Banking service is more than 120 years old in Nigeria. As at the last count in the first quarter of 2014, some 59 million out of the nation’s estimated 88 million adults had no access to banking services.
The yawning gap between mobile phone penetration and access to banking services is a source of concern to the regulators of the nation’s financial system because the Federal Ministry of Agriculture has clipped the wings of fertilizer subsidy scammers with the so-called electronic wallet, the equivalent of mobile money floated by the Central Bank of Nigeria (CBN).

The CBN wants more people in the nation’s banking net for obvious reasons. Liquidity control would be easier if most of the cash in circulation is in banking vaults. Besides, more funds would be available for lending to the deficit segment of the economy. In accordance with the global trend of taking bank to the people since the people have refused to go to banks, the CBN in 2010 introduced mobile money as a payment system
Mobile money is targeted mostly at the poor rural dweller that not only lacks the opening balance for initiating a bank account, but lives too far away from the nearest bank branch. But the obstacles to mobile money penetration are horrendous.
The CBN rolled out the system with the registration of 23 operator-led and bank-led models. Unlike conventional financial services rendered by banks, mobile money is rather simplistic.

A subscriber registers with an agent with a token fee. When he is ready to send money to a loved one, a code is generated and sent to the beneficiary’s mobile phone.
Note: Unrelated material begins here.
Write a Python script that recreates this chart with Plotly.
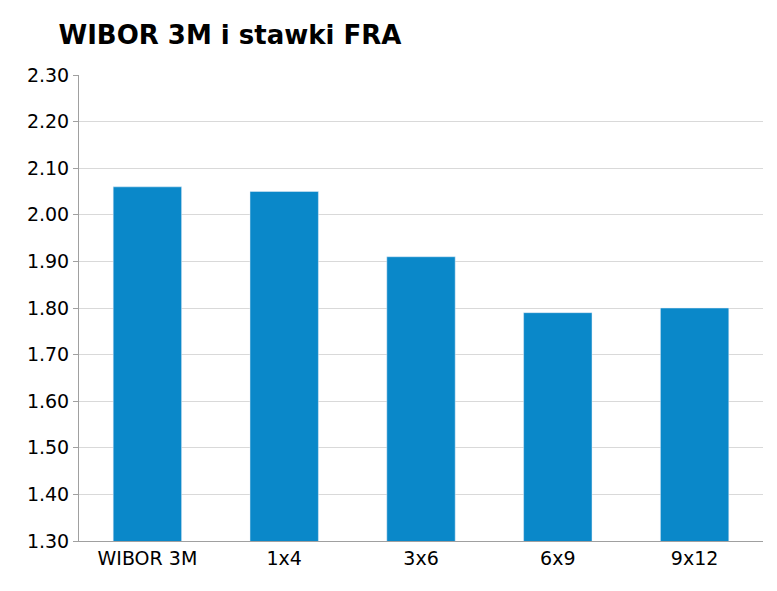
import plotly.graph_objects as go

categories = ["WIBOR 3M", "1x4", "3x6", "6x9", "9x12"]
values = [2.06, 2.05, 1.91, 1.79, 1.80]
tick_vals = [1.30, 1.40, 1.50, 1.60, 1.70, 1.80, 1.90, 2.00, 2.10, 2.20, 2.30]
tick_text = ["%.2f" % v for v in tick_vals]

fig = go.Figure(go.Bar(x=categories, y=values, marker_color="#0A88C9", width=0.5))
fig.update_layout(
    width=777, height=591,
    margin=dict(l=71, r=22, t=67, b=58),
    paper_bgcolor="white", plot_bgcolor="white",
    font=dict(family="DejaVu Sans", size=19, color="black"),
    title=dict(text="<b>WIBOR 3M i stawki FRA</b>", x=0.065, xanchor="left", y=0.955, yanchor="middle",
               font=dict(size=26, family="DejaVu Sans")),
    showlegend=False,
)
fig.update_yaxes(range=[1.30, 2.30], tickvals=tick_vals, ticktext=tick_text,
                 showgrid=True, gridcolor="#D9D9D9", showline=True, linecolor="#A0A0A0",
                 ticks="outside", ticklen=5, tickcolor="#A0A0A0")
fig.update_xaxes(showline=True, linecolor="#A0A0A0", ticks="", tickfont=dict(size=19))
fig.write_html("out.html")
The beneficiary takes the code to the agent in his community, and he is paid without recourse to a bank.
A parent in the rural area with no bank account could as well send money to his cash-strapped son in the city through the same channel without leaving the village to a bank branch some 40 miles away.
Ironically, unlike the tremendous acceptance that greeted mobile phone services, mobile money has been greeted with monstrous apathy. Only 9.9 million subscribers had registered as at the last count in the last quarter of 2013 and the volume of transaction is abysmal.
The abysmal patronage of mobile money in Nigeria is a strange development. Nigeria’s economy is about 10 times the size of Kenya’s.
However, a World Bank report indicates that 61 per cent of Kenyan adults are on mobile money subscription list compared to 10 per cent in Nigeria.
Researchers trace the nation’s apathy to the novel payment system to everything from poverty and inadequate publicity to dearth of consumer trust. The case of Kenya would probably rule out poverty as a factor in the apathy to mobile money. The average Kenyan rural dweller may be poorer than his Nigerian counterpart.

That leaves inadequate publicity, power failure, unreliable telecommunication networks, poor spread of agent network, low capital outlay of the operators and lack of consumer trust as the major reasons for the scornful consumer approach to mobile money.
The low spread of agent network is something of a catch-22 situation.  No one knows how to tackle it. The 65, 000 agents so far registered are frustrated by poor patronage which has inadvertently blocked the chances of more agents signing up. The low profit margin of the business is equally a disincentive to the agents. Besides, the amount required as start-up capital for such a low profit margin business may be another obstacle to moves to attract more agents. No matter the enormity of the obstacles, in a world where everyone is taking banks to the people, it is in the best interest of the CBN to make mobile money as attractive as mobile phones.